Using \$R_1 = Z_0\$ can still be used to prevent repeated bouncing, but the steady state signal voltage will be the result of the voltage divider between R1 and R2. If \$R_2 = Z_0\$, there is no reflection so the value of R1 doesn't matter. We might as well pick R1 = 0 so the target voltage is the same as the source voltage. As supercat pointed out, you could also have the source drive a signal twice the magnitude the target is expecting and still use \$R_1 = R_2 = Z_0\$

I wrote an online transmission line simulator to play around with which demonstrates source termination. I found it useful for visualizing these signal propagation waves along the transmission line. Pick a large enough R2 and you can approximate an open, like the case you have. This only models loss-less transmission lines, but is usually accurate enough.

In terms of signal integrity (measured by step response at the receiver side) the three configurations are identical (Zsource - Zload):

1) 50 Ohm - infinity (source termination)
2) 0 Ohm - 50 Ohm (load termination)
3) 50 Ohm - 50 Ohm (termination at both ends)

However, in the 3rd variant there is a 50% decrease in amplitude.

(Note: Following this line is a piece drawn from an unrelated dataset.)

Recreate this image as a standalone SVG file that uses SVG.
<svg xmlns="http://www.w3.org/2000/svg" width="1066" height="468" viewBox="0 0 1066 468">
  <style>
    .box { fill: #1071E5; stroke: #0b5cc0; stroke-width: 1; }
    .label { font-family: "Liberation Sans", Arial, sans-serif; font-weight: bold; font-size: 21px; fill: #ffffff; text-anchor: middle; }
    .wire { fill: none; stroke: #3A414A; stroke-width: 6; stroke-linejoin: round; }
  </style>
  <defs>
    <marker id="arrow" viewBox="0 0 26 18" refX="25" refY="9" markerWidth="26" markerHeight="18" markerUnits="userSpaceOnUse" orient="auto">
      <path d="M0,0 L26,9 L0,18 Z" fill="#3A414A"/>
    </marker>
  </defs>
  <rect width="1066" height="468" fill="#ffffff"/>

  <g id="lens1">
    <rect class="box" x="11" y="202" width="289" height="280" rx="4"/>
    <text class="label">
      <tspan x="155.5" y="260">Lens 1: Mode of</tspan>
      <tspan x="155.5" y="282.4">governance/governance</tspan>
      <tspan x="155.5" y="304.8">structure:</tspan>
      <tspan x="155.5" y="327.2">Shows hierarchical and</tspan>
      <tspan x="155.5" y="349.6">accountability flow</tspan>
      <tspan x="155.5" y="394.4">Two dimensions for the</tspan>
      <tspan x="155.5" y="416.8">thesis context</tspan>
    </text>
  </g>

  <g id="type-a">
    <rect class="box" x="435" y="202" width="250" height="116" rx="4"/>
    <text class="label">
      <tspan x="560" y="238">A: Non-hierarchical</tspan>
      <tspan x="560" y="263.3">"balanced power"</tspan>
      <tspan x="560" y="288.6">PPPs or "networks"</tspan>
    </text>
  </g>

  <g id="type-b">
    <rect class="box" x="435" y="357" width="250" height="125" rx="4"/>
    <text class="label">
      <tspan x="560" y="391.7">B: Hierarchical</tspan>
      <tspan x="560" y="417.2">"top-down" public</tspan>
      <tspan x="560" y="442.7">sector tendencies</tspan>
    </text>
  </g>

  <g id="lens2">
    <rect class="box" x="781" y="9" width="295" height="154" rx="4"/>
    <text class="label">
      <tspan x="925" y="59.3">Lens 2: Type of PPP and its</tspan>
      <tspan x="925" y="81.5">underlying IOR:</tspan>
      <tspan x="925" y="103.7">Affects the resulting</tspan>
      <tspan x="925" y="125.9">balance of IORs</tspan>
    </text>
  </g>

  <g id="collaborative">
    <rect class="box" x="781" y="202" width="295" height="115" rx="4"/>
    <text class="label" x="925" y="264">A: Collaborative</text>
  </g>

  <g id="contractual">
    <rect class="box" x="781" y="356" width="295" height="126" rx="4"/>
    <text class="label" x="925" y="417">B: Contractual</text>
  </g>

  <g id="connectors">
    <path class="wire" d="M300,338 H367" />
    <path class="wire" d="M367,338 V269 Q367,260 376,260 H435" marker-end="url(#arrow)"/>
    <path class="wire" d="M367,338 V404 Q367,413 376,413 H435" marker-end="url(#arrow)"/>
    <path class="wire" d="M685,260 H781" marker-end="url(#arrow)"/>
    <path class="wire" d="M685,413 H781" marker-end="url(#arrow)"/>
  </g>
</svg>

So, from practical standpoint the 3rd option should be avoided unless there is a compelling reason to do so.

Disclaimer: this covers single wire point-to-point ideal cable one direction communication between the source the receiver. If there is a junction on the way, then it may make sense to use dual termination - I didn't think about it.

Ok, here's the long but overly generalized description of what's going on...

The impedance of the transmission line (a.k.a. trace) is 50 ohms, which means that as the signal travels down the cable it looks like a 50 ohm load to the driver. When it hits the end of the trace, it reflects back and causes parts of the trace to temporarily reach a much higher/lower voltage than it should. We call this overshoot and undershoot.

With the 50 ohm source resistor, the resistor plus 50 ohm trace forms a voltage divider (div by 2). Just before the signal hits the end, the signal at that location is 50% of the needed amplitude. Just after the signal hits the end, the reflection combines with the 50% original signal and results in a perfect 100% amplitude signal. The reflection travels back to the source resistor where it is absorbed.

A receiver located at the very end of the trace will see a mostly perfect signal edge. But a receiver in the middle or near the resistor will first see a 50% signal and then a 100% signal. Because of this, source termination is only used when there is only one receiver and that receiver must be located at the end of the trace.

If the resistor does not match the impedance of the wire/trace/cable then the voltage divider is not 50%-- which results in an imperfect match and the reflection could cause issues.